Mélanchthon, tout en critiquant l’attaque de Dolet, voulut bien convenir (ce qu’il n’avait pas fait pour la harangue de Scaliger) qu’elle méritait une réponse qui devait être rédigée si non par Érasme du moins par un de ses admirateurs. Il écrit à Camerarius en 1535 : « J’ai vu le livre de Dolet et je pense charger quelqu’un d’y répondre. Érasme n’est pas sans mériter un peu les poursuites de la Némésis qui s’attache à ses pas, mais l’impudence de ce jeune homme me déplaît[2]». Peu de temps après, il dit encore, écrivant à un autre correspondant : « Avez-vous lu le livre très impudent que Dolet a écrit contre Érasme ? J’ai veillé à ce qu’on y répondît[3] ».

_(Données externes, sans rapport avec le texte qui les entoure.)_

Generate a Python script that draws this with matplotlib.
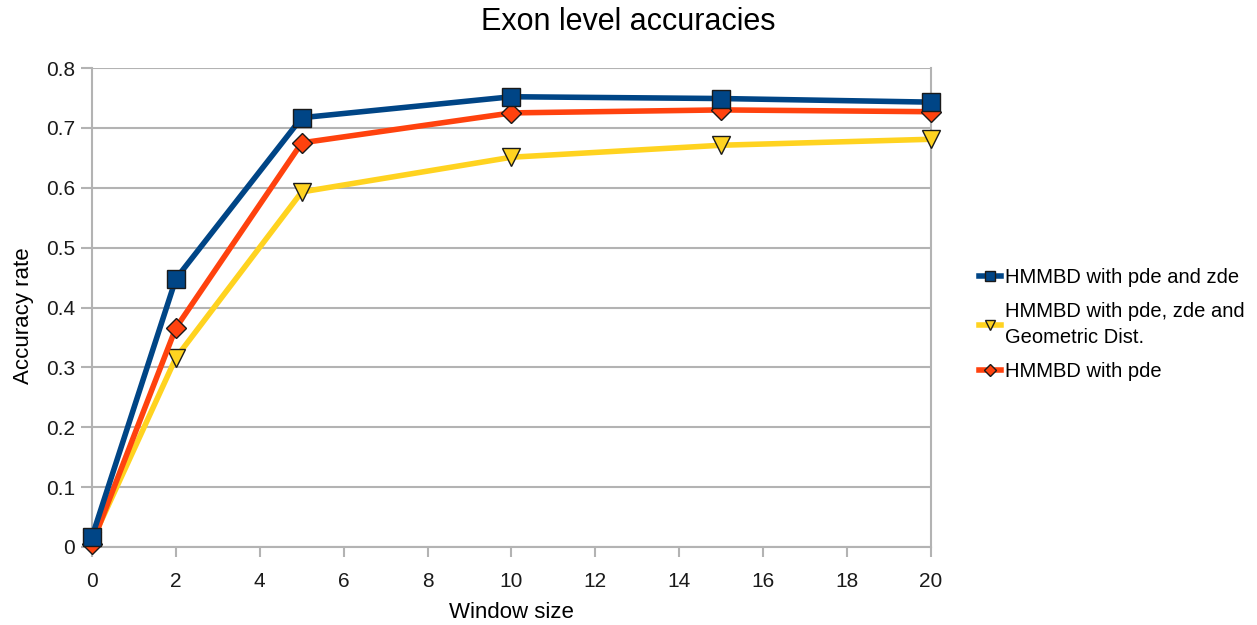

La publication du dialogue contribua largement à augmenter la réputation de Dolet, et on peut dire que cet ouvrage révéla son nom au monde littéraire. Le volume qui contenait les discours n’était pas d’un intérêt général et il devait être vendu, probablement un peu par contrebande, aux seules personnes de Lyon et de Toulouse qui désiraient connaître en détail les querelles de l’auteur. Le dialogue se vendit beaucoup mieux et quels que soient les qualités ou les défauts de cet ouvrage, il montrait du moins aux gens de lettres qu’un nouvel et vigoureux aspirant aux honneurs littéraires venait d’apparaître. Le sujet du dialogue n’était pas toutefois fait pour exciter beaucoup l’attention à ce moment. Il s’était passé six ans depuis la publication du Ciceronianus. La popularité des cicéroniens était sur son déclin. Les hommes de la science nouvelle regardaient, à bon droit, Érasme comme leur grand

  1. Née de la Rochelle, dont M. Boulmier emprunte les mots ici comme ailleurs dit que ce dialogue « lui (à Dolet) valut la haine d’Érasme ». Il n’y a aucune preuve à l’appui. Les seules allusions que fait Érasme au dialogue et à son auteur sont celles que je cite.
  2. Epist. Melancthoni, lib. IV, n° 180, p. 732. (Édition de Londres, 1642, in-f°.)
  3. Epistolarum Liber, primus editus (Leyden, 1647), p. 91.